A week after Election Day, and the race for mayor of Los Angeles remains unsettled. In a city of nearly four million people, in a state with one of the world’s largest economies, the inability to declare a winner in the civic mayoral primary is more than frustrating, it’s embarrassing.
The June 3 primary sent voters to the polls, yet as of this writing, the battle for second place, which determines who will face incumbent Mayor Karen Bass in November, is still unresolved. With nearly 50% of the expected vote counted, Bass led at 37%, while challengers Spencer Pratt and Nithya Raman traded positions in a razor-thin contest.
According to recent polling, Raman has edged into second place at 27.1% to Pratt’s 26.7%, a margin of just 3,113 votes. Three thousand votes in a city of millions and California needs weeks to sort it out.
To bring this into perspective, nations across the globe routinely count far more ballots than California on a single evening.
- France, with 68 million people and polling stations across multiple time zones and overseas territories, reports results on election night.
- The United Kingdom counts paper ballots by hand yet typically delivers full results within hours.
- India, home to 1.4 billion people spread across a vast continent, manages to count votes from its general elections in a single day.
These countries process more ballots than California, a single state, and do it dramatically faster.
California, by contrast, is requesting up to a month to finish counting ballots.
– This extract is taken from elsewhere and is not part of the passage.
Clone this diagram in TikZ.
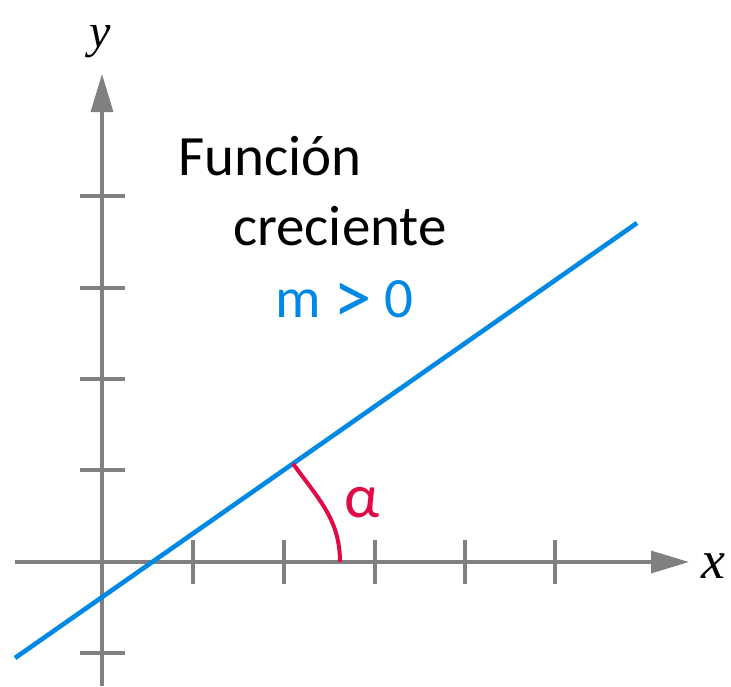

The delay isn’t mysterious, as some would have you to believe: “The main culprit here is that California is an all-mail state, meaning that it mails a ballot to every single registered voter,” said Stephen Richer, former Registrar of Voters for Maricopa County, Arizona. The state has 23 million registered voters, and roughly 13 million of the approximately 16 million votes cast in the 2024 presidential election were mail-in ballots.
Under California law, ballots postmarked by Election Day and received up to seven days later must be counted. County officials have until 30 days after the election to complete the process, with final primary results due to the Secretary of State by July 3, 2026, a full month after the June 3 vote.
While California treats this timeline as standard operating procedure, the rest of the democratic world has solved the ballot-counting challenge. The common thread among fast-counting nations is a system centered on in-person voting on a single, defined Election Day. California has instead made a deliberate policy choice favoring universal mail-in balloting, and is now living with the predictable consequences.
“The two biggest variables of how long it takes a state to count ballots aren’t so much the policies. It is, one, the margin of victory, and two, the number of mail ballots that are cast at the last minute,” noted David Becker, executive director and founder of the nonpartisan Center for Election Innovation & Research.
Signature verification on mail ballots, provisional ballots from same-day registration, and generous “cure” periods for voters to fix errors all add additional time. Time that could be saved if the choice was made to switch to a one day, in-person voting system.